#### [Problem description]
Output the entries below exactly as written, omitting pictures.

#### [The records]
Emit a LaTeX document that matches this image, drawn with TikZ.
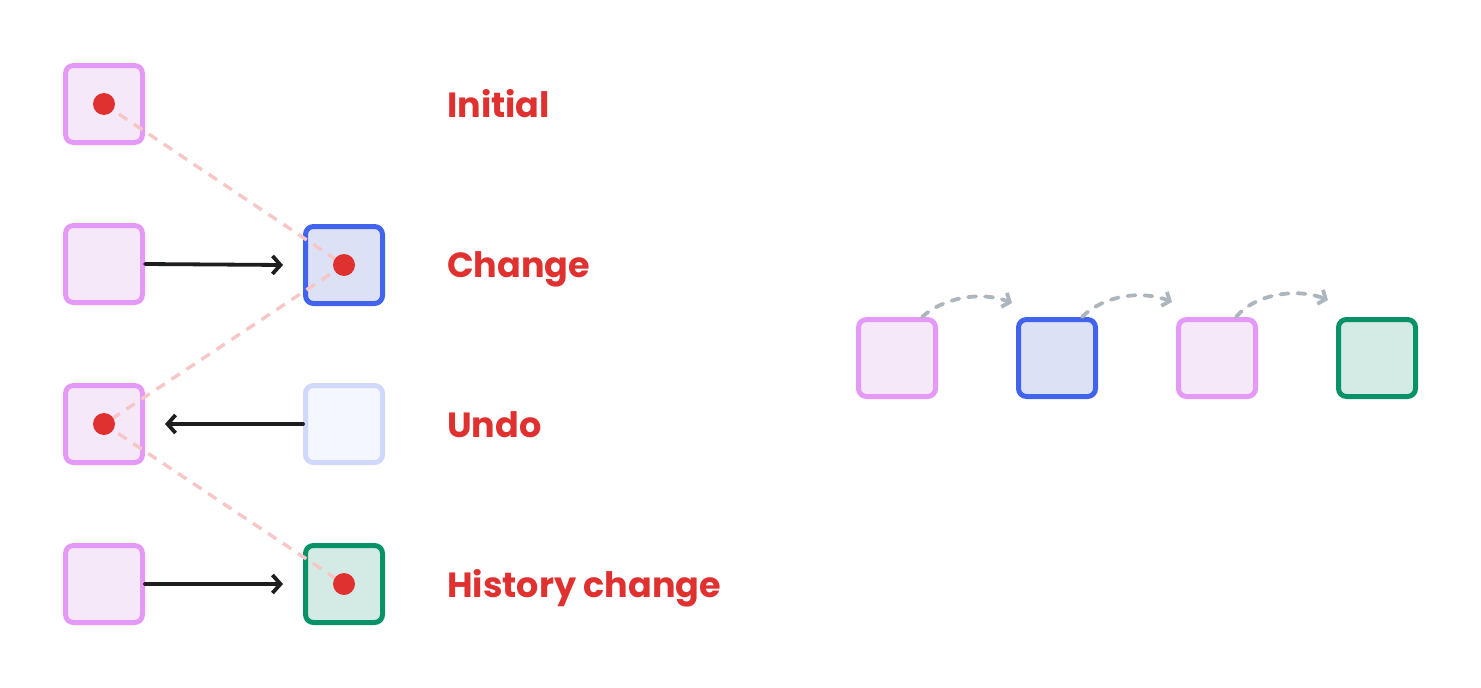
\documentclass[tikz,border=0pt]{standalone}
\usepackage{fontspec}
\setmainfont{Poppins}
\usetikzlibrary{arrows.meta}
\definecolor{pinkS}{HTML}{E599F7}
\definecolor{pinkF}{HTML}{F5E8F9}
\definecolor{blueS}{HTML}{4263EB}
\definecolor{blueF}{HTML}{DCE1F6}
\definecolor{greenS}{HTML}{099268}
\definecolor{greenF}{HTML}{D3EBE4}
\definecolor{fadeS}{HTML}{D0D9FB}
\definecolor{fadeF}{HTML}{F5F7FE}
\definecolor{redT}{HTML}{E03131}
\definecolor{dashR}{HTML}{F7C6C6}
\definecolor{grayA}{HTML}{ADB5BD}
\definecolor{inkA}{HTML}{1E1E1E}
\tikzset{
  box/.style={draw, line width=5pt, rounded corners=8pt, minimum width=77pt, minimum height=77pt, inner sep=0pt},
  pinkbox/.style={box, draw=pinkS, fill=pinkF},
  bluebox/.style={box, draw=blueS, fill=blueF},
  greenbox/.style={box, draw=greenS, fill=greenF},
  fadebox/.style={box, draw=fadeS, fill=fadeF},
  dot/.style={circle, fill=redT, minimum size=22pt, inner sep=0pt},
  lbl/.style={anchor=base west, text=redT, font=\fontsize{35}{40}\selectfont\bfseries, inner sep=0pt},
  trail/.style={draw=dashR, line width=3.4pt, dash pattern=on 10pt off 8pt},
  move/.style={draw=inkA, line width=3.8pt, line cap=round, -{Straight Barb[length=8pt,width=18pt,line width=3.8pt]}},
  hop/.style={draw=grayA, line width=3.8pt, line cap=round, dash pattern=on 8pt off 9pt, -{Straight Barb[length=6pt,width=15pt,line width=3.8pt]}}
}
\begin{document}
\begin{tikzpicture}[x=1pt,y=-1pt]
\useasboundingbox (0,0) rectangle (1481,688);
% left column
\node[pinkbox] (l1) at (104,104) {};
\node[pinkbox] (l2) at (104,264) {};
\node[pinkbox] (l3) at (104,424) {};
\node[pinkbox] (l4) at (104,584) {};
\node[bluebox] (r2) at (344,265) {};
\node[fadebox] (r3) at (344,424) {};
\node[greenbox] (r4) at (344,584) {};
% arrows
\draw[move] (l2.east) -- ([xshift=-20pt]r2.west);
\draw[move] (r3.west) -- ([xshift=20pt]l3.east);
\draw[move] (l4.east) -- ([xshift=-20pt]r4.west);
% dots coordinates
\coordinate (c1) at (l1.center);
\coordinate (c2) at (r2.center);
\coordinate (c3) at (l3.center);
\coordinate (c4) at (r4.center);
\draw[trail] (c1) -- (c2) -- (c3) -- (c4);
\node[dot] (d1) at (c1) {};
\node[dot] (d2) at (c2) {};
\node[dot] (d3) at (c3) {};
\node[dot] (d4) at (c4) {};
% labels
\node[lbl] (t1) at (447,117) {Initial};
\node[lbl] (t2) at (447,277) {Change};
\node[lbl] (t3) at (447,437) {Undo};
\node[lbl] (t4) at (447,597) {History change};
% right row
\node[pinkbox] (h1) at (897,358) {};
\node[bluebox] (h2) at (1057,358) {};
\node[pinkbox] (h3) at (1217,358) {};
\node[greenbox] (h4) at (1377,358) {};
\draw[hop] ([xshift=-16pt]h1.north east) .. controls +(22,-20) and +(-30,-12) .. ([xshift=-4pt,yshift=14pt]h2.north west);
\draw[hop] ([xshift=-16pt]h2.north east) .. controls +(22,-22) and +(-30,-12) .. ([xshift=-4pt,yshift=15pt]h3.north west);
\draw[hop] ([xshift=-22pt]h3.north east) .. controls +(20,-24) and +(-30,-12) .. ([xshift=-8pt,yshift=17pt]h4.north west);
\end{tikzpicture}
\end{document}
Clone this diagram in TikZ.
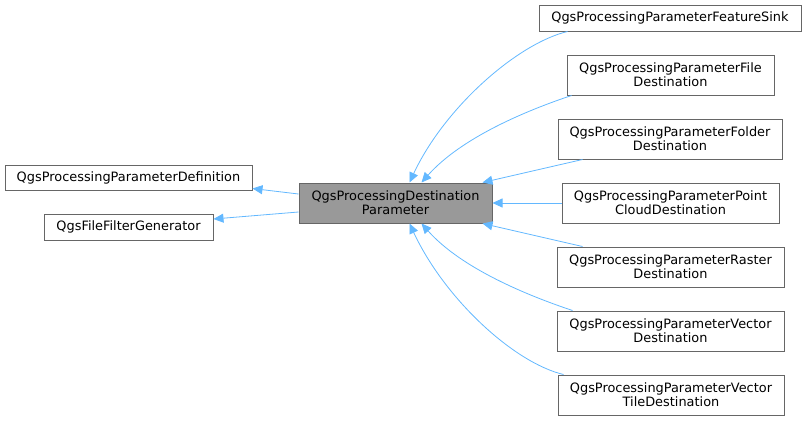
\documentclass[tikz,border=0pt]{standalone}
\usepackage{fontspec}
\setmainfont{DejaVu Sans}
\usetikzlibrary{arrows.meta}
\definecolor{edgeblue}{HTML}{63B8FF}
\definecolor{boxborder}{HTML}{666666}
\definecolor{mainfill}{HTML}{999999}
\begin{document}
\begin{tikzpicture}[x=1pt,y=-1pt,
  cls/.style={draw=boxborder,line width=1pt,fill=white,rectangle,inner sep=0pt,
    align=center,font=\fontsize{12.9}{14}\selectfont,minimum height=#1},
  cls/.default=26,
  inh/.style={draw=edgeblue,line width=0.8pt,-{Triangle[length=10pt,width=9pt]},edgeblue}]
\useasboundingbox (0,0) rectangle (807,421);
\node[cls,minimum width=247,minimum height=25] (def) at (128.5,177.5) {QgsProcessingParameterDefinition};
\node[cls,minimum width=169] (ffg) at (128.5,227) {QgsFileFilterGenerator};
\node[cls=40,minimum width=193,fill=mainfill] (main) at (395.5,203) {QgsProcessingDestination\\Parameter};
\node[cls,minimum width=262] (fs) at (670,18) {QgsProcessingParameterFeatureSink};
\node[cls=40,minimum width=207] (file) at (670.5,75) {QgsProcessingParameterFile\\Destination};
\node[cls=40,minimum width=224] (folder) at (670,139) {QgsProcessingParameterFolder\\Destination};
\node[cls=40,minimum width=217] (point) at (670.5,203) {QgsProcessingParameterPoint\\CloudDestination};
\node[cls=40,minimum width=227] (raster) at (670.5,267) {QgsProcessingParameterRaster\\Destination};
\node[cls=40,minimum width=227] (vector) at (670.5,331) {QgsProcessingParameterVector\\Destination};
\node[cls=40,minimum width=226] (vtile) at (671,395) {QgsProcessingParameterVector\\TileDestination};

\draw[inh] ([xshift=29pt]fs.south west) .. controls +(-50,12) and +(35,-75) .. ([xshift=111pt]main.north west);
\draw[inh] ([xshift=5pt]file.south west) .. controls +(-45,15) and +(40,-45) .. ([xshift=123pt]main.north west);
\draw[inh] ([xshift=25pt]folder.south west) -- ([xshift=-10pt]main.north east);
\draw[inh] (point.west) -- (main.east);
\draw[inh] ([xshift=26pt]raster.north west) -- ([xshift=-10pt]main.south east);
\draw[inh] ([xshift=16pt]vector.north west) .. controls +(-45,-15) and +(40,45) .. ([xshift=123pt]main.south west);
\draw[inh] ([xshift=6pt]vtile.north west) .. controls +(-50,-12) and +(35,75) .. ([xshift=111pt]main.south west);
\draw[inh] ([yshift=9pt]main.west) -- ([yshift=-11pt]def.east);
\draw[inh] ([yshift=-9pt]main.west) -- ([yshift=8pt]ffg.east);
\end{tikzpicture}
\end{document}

#### [Result of this exercise]
Emit a LaTeX document that matches this image, drawn with TikZ.
\documentclass[tikz,border=0pt]{standalone}
\usepackage{fontspec}
\setmainfont{Poppins}
\usetikzlibrary{arrows.meta}
\definecolor{pinkS}{HTML}{E599F7}
\definecolor{pinkF}{HTML}{F5E8F9}
\definecolor{blueS}{HTML}{4263EB}
\definecolor{blueF}{HTML}{DCE1F6}
\definecolor{greenS}{HTML}{099268}
\definecolor{greenF}{HTML}{D3EBE4}
\definecolor{fadeS}{HTML}{D0D9FB}
\definecolor{fadeF}{HTML}{F5F7FE}
\definecolor{redT}{HTML}{E03131}
\definecolor{dashR}{HTML}{F7C6C6}
\definecolor{grayA}{HTML}{ADB5BD}
\definecolor{inkA}{HTML}{1E1E1E}
\tikzset{
  box/.style={draw, line width=5pt, rounded corners=8pt, minimum width=77pt, minimum height=77pt, inner sep=0pt},
  pinkbox/.style={box, draw=pinkS, fill=pinkF},
  bluebox/.style={box, draw=blueS, fill=blueF},
  greenbox/.style={box, draw=greenS, fill=greenF},
  fadebox/.style={box, draw=fadeS, fill=fadeF},
  dot/.style={circle, fill=redT, minimum size=22pt, inner sep=0pt},
  lbl/.style={anchor=base west, text=redT, font=\fontsize{35}{40}\selectfont\bfseries, inner sep=0pt},
  trail/.style={draw=dashR, line width=3.4pt, dash pattern=on 10pt off 8pt},
  move/.style={draw=inkA, line width=3.8pt, line cap=round, -{Straight Barb[length=8pt,width=18pt,line width=3.8pt]}},
  hop/.style={draw=grayA, line width=3.8pt, line cap=round, dash pattern=on 8pt off 9pt, -{Straight Barb[length=6pt,width=15pt,line width=3.8pt]}}
}
\begin{document}
\begin{tikzpicture}[x=1pt,y=-1pt]
\useasboundingbox (0,0) rectangle (1481,688);
% left column
\node[pinkbox] (l1) at (104,104) {};
\node[pinkbox] (l2) at (104,264) {};
\node[pinkbox] (l3) at (104,424) {};
\node[pinkbox] (l4) at (104,584) {};
\node[bluebox] (r2) at (344,265) {};
\node[fadebox] (r3) at (344,424) {};
\node[greenbox] (r4) at (344,584) {};
% arrows
\draw[move] (l2.east) -- ([xshift=-20pt]r2.west);
\draw[move] (r3.west) -- ([xshift=20pt]l3.east);
\draw[move] (l4.east) -- ([xshift=-20pt]r4.west);
% dots coordinates
\coordinate (c1) at (l1.center);
\coordinate (c2) at (r2.center);
\coordinate (c3) at (l3.center);
\coordinate (c4) at (r4.center);
\draw[trail] (c1) -- (c2) -- (c3) -- (c4);
\node[dot] (d1) at (c1) {};
\node[dot] (d2) at (c2) {};
\node[dot] (d3) at (c3) {};
\node[dot] (d4) at (c4) {};
% labels
\node[lbl] (t1) at (447,117) {Initial};
\node[lbl] (t2) at (447,277) {Change};
\node[lbl] (t3) at (447,437) {Undo};
\node[lbl] (t4) at (447,597) {History change};
% right row
\node[pinkbox] (h1) at (897,358) {};
\node[bluebox] (h2) at (1057,358) {};
\node[pinkbox] (h3) at (1217,358) {};
\node[greenbox] (h4) at (1377,358) {};
\draw[hop] ([xshift=-16pt]h1.north east) .. controls +(22,-20) and +(-30,-12) .. ([xshift=-4pt,yshift=14pt]h2.north west);
\draw[hop] ([xshift=-16pt]h2.north east) .. controls +(22,-22) and +(-30,-12) .. ([xshift=-4pt,yshift=15pt]h3.north west);
\draw[hop] ([xshift=-22pt]h3.north east) .. controls +(20,-24) and +(-30,-12) .. ([xshift=-8pt,yshift=17pt]h4.north west);
\end{tikzpicture}
\end{document}
Clone this diagram in TikZ.
\documentclass[tikz,border=0pt]{standalone}
\usepackage{fontspec}
\setmainfont{DejaVu Sans}
\usetikzlibrary{arrows.meta}
\definecolor{edgeblue}{HTML}{63B8FF}
\definecolor{boxborder}{HTML}{666666}
\definecolor{mainfill}{HTML}{999999}
\begin{document}
\begin{tikzpicture}[x=1pt,y=-1pt,
  cls/.style={draw=boxborder,line width=1pt,fill=white,rectangle,inner sep=0pt,
    align=center,font=\fontsize{12.9}{14}\selectfont,minimum height=#1},
  cls/.default=26,
  inh/.style={draw=edgeblue,line width=0.8pt,-{Triangle[length=10pt,width=9pt]},edgeblue}]
\useasboundingbox (0,0) rectangle (807,421);
\node[cls,minimum width=247,minimum height=25] (def) at (128.5,177.5) {QgsProcessingParameterDefinition};
\node[cls,minimum width=169] (ffg) at (128.5,227) {QgsFileFilterGenerator};
\node[cls=40,minimum width=193,fill=mainfill] (main) at (395.5,203) {QgsProcessingDestination\\Parameter};
\node[cls,minimum width=262] (fs) at (670,18) {QgsProcessingParameterFeatureSink};
\node[cls=40,minimum width=207] (file) at (670.5,75) {QgsProcessingParameterFile\\Destination};
\node[cls=40,minimum width=224] (folder) at (670,139) {QgsProcessingParameterFolder\\Destination};
\node[cls=40,minimum width=217] (point) at (670.5,203) {QgsProcessingParameterPoint\\CloudDestination};
\node[cls=40,minimum width=227] (raster) at (670.5,267) {QgsProcessingParameterRaster\\Destination};
\node[cls=40,minimum width=227] (vector) at (670.5,331) {QgsProcessingParameterVector\\Destination};
\node[cls=40,minimum width=226] (vtile) at (671,395) {QgsProcessingParameterVector\\TileDestination};

\draw[inh] ([xshift=29pt]fs.south west) .. controls +(-50,12) and +(35,-75) .. ([xshift=111pt]main.north west);
\draw[inh] ([xshift=5pt]file.south west) .. controls +(-45,15) and +(40,-45) .. ([xshift=123pt]main.north west);
\draw[inh] ([xshift=25pt]folder.south west) -- ([xshift=-10pt]main.north east);
\draw[inh] (point.west) -- (main.east);
\draw[inh] ([xshift=26pt]raster.north west) -- ([xshift=-10pt]main.south east);
\draw[inh] ([xshift=16pt]vector.north west) .. controls +(-45,-15) and +(40,45) .. ([xshift=123pt]main.south west);
\draw[inh] ([xshift=6pt]vtile.north west) .. controls +(-50,-12) and +(35,75) .. ([xshift=111pt]main.south west);
\draw[inh] ([yshift=9pt]main.west) -- ([yshift=-11pt]def.east);
\draw[inh] ([yshift=-9pt]main.west) -- ([yshift=8pt]ffg.east);
\end{tikzpicture}
\end{document}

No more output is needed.